Re: the Nov. 21 letter "Bush supporter will give as good as he got":
Matt Merricks states that he only will give President-elect Barack Obama the same respect that has been bestowed upon President George W. Bush.
I seem to remember that in the beginning of Bush's presidency, he was given plenty of respect. The country rallied behind him after Sept. 11, 2001, hoping that this man could restore our nation after a devastating attack. And the best he could come up with was to shop at Wal-Mart. He then led our country into two wars, one of which we never needed to be in in the first place.
He claimed going into Iraq was vengeance for 9/11, yet I'm pretty sure that Osama bin Laden, and not Saddam Hussein, was the mastermind of that operation. Then Bush claimed it was because Iraq had WMDs, which were never found. Not only did he do all this, but he did it against our country's and against the United Nations' wishes.
I think he still received plenty of respect after these blunders, because he was re-elected to a second term. Four years later, here we are still in Iraq, no closer to finding bin Laden, in one of the worst financial crises of our time, with a president who is spending billions of dollars a month in a country where our citizens and their citizens have repeatedly asked to have our troops taken out. And Merricks wants respect for this administration?

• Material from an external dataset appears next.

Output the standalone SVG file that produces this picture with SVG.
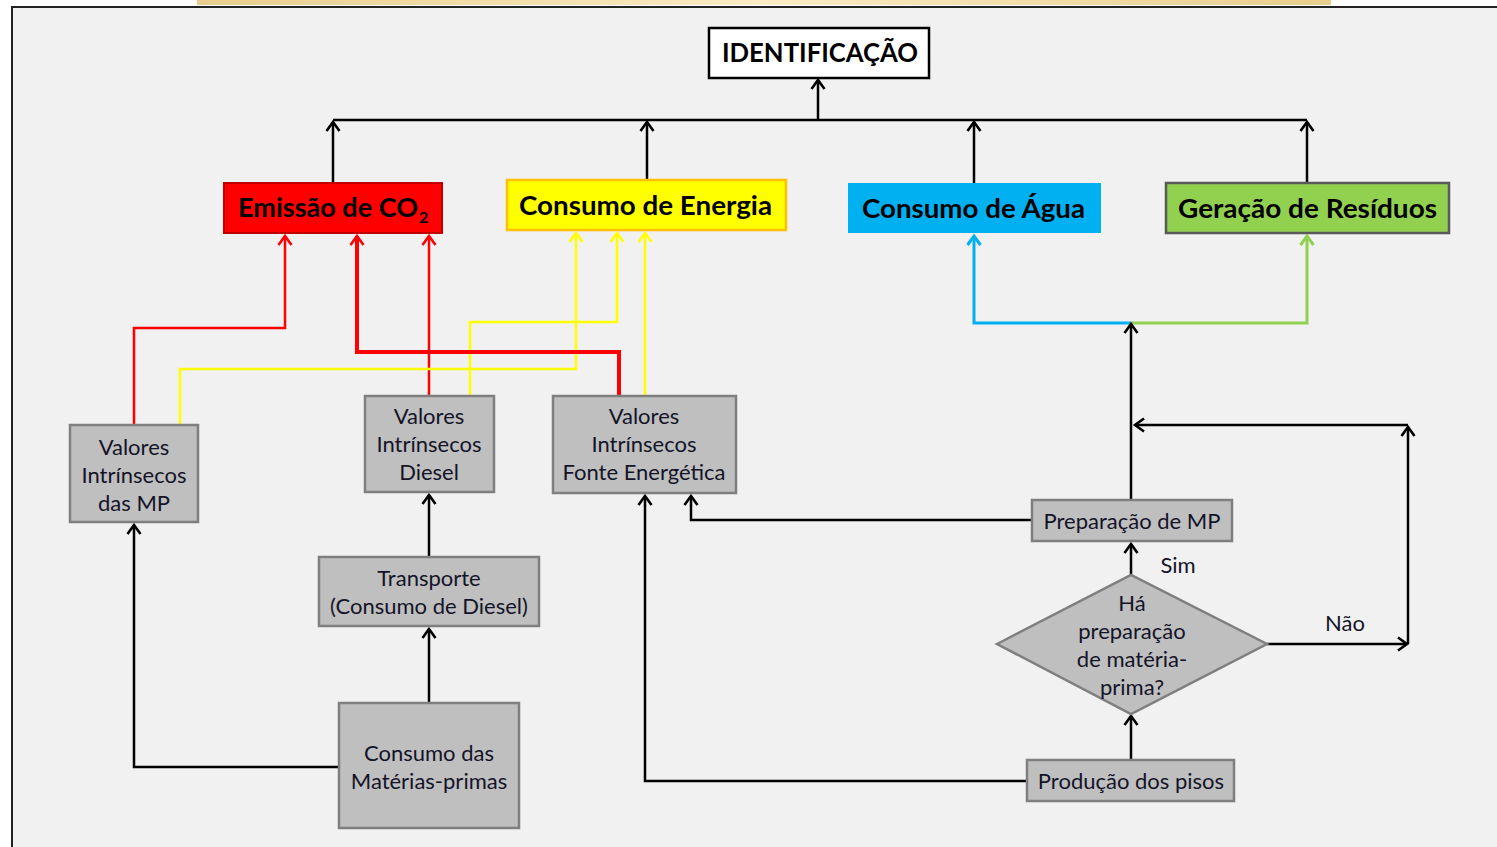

If my president, Barack Obama, makes all these mistakes while in the White House, I won't ask Merricks to show him respect at all. But Obama will be Merricks' president, and the majority of the American people see him as a leader who will bring change. I only ask that Merricks give him the same open-mindedness and respect that we, as a nation, gave President Bush at the beginning of his presidency, and wait until the end to see if he makes mistakes before sending disdain his, and our, way.